EE 460N: Email Fri, 4 Sep 2020

Fri, 4 Sep 2020, 20:31

My students,

A student writes, and I think my answers may be useful to others in the
class. So I will respond to all of you.  I will take each of his questions
in turn:
> Good Night Dr. Patt,
>
> I was looking back at our Interrupt lab from EE 306 last fall, and had 4
> questions about how the assembler assembles this file. I've also
> attached the specific program for reference.
>
> Firstly, this lab has 3 .ORIG pseudo-ops, and 2 .END pseudo-ops. One set is
> to mark the start and end of the "OS" code that initializes the vector
> table and enables interrupts. Another set marks the start and end of our
> user program. The final set marks the ISR for keyboard interrupts. *What
> does having multiple sets of .ORIG and .END statements look like in the
> assembled version of the program? *Normally, the first line of the program
> is the starting address. But in this case, there are 2 starting addresses.

The reason for the multiple .ORIG was a jury-rigged solution to get the
various pieces of code in the right places in memory for that particular
EE306 assignment.  For this assignment you can assume one .ORIG, one .END,
and all your code inbetween.

> Second, *do we need to account for programs with multiple .ORIG and .END
> statements in Programming Lab 1? *

No.

> Third, *do we have access to the labels from one part of the program (For
> example the 'OS' in other parts of the program (For Example the User
> Space)? *

In general yes, via the .EXTERNAL pseudo-op.  In this case, and in 460N in
general, it is not necessary.

> We also put labels on the same line as a .STRINGZ operator.
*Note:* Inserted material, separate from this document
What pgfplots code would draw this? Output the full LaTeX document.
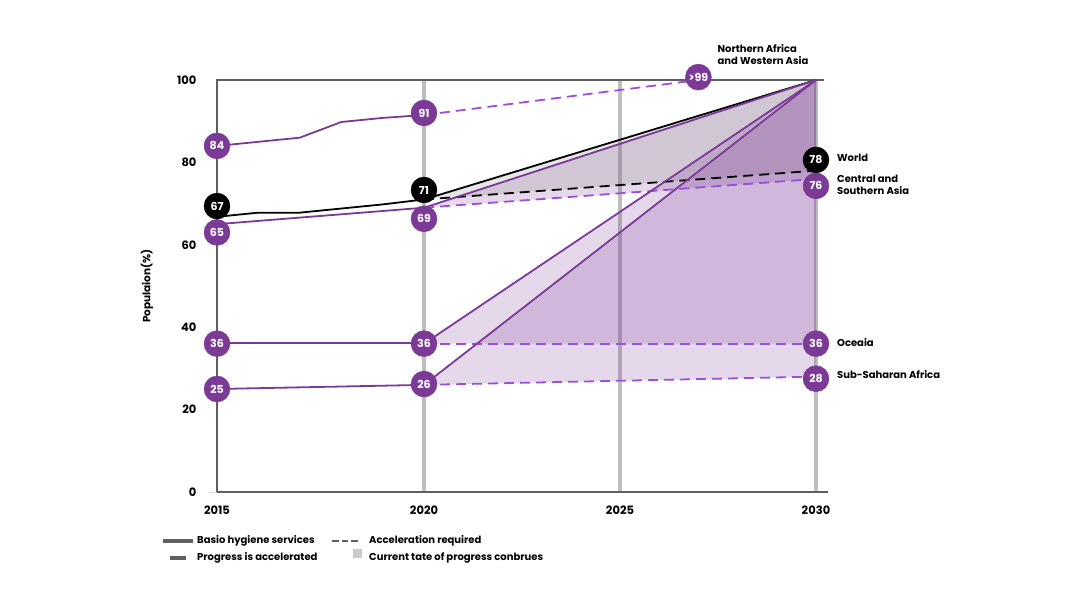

In this case,
> the label pointed to the start of the string. My fourth question, asks *where
> a label would point if it was placed before the first .ORIG statement of a
> program. *

Nothing is placed before the .ORIG pseudo-op.  If you do, you should get an
assemble-time error.

> Thank you for your response,
> <<name withheld to protect the student who is thinking about EE306>>

Good luck with Lab 1 and the rest of the course.
YNP


> ; Unfortunately we have not YET installed Windows or Linux on the LC-3,
> ; so we are going to have to write some operating system code to enable
> ; keyboard interrupts. The OS code does three things:
> ;
> ;    (1) Initializes the interrupt vector table with the starting
> ;        address of the interrupt service routine. The keyboard
> ;        interrupt vector is x80 and the interrupt vector table begins
> ;        at memory location x0100. The keyboard interrupt service routine
> ;        begins at x1000. Therefore, we must initialize memory location
> ;        x0180 with the value x1000.
> ;    (2) Sets bit 14 of the KBSR to enable interrupts.
> ;    (3) Pushes a PSR and PC to the system stack so that it can jump
> ;        to the user program at x3000 using an RTI instruction.
>
>         .ORIG x800
>         ; (1) Initialize interrupt vector table.
>         LD R0, VEC
>         LD R1, ISR
>         STR R1, R0, #0
>
>         ; (2) Set bit 14 of KBSR.
>         LDI R0, KBSR
>         LD R1, MASK
>         NOT R1, R1
>         AND R0, R0, R1
>         NOT R1, R1
>         ADD R0, R0, R1
>         STI R0, KBSR
>
>         ; (3) Set up system stack to enter user space.
>         LD R0, PSR
>         ADD R6, R6, #-1
>         STR R0, R6, #0
>         LD R0, PC
>         ADD R6, R6, #-1
>         STR R0, R6, #0
>         ; Enter user space.
>         RTI
>         
> VEC     .FILL x0180
> ISR     .FILL x1000
> KBSR    .FILL xFE00
> MASK    .FILL x4000
> PSR     .FILL x8002
> PC      .FILL x3000
>         .END
>
>         .ORIG x3000
>         ; *** Begin user program code here ***
>         LEA R0, string
> loop    PUTS
>         JSR delay
>         Br loop
> delay   LD R1, int
> adder   ADD R1,R1,#-1
>         Brnp adder
>         RET
> int     .FILL xFFFF
> string  .STRINGZ "====================\n*    *  *******\n*    *     *\n*    *     *\n*    *     *\n ****      *\n****   ****  ****\n*     *      *\n****  *      ****\n*     *      *\n****   ****  ****\n====================\n"
>         ; *** End user program code here ***
>         .END
>
>         .ORIG x1000
>         ; *** Begin interrupt service routine code here ***
>         ST R0, zero
>         LD R0, newLine
>         OUT
>         LDI R0, KBDR
>         LD R2, above
>         ADD R2, R2, R0
>         Brnz done
>         LD R3, below
>         ADD R3, R3, R0
>         Brzp done
>         ADD R2,R2,#-1
> iloop   Brz actual
>         ADD R2,R2,#-1
>         OUT
>         Br iloop
>         
> done    OUT
>         LEA R0, badInput
>         PUTS
> actual  LD R0, newLine
>         OUT
>         LD R0, zero
>         RTI
> zero    .BLKW #1
> KBDR    .FILL xFE02
> above   .FILL #-47
> below   .FILL #-58
> badInput .STRINGZ " is not a decimal digit."
> newLine .FILL x0A
>         ; *** End interrupt service routine code here ***
>         .END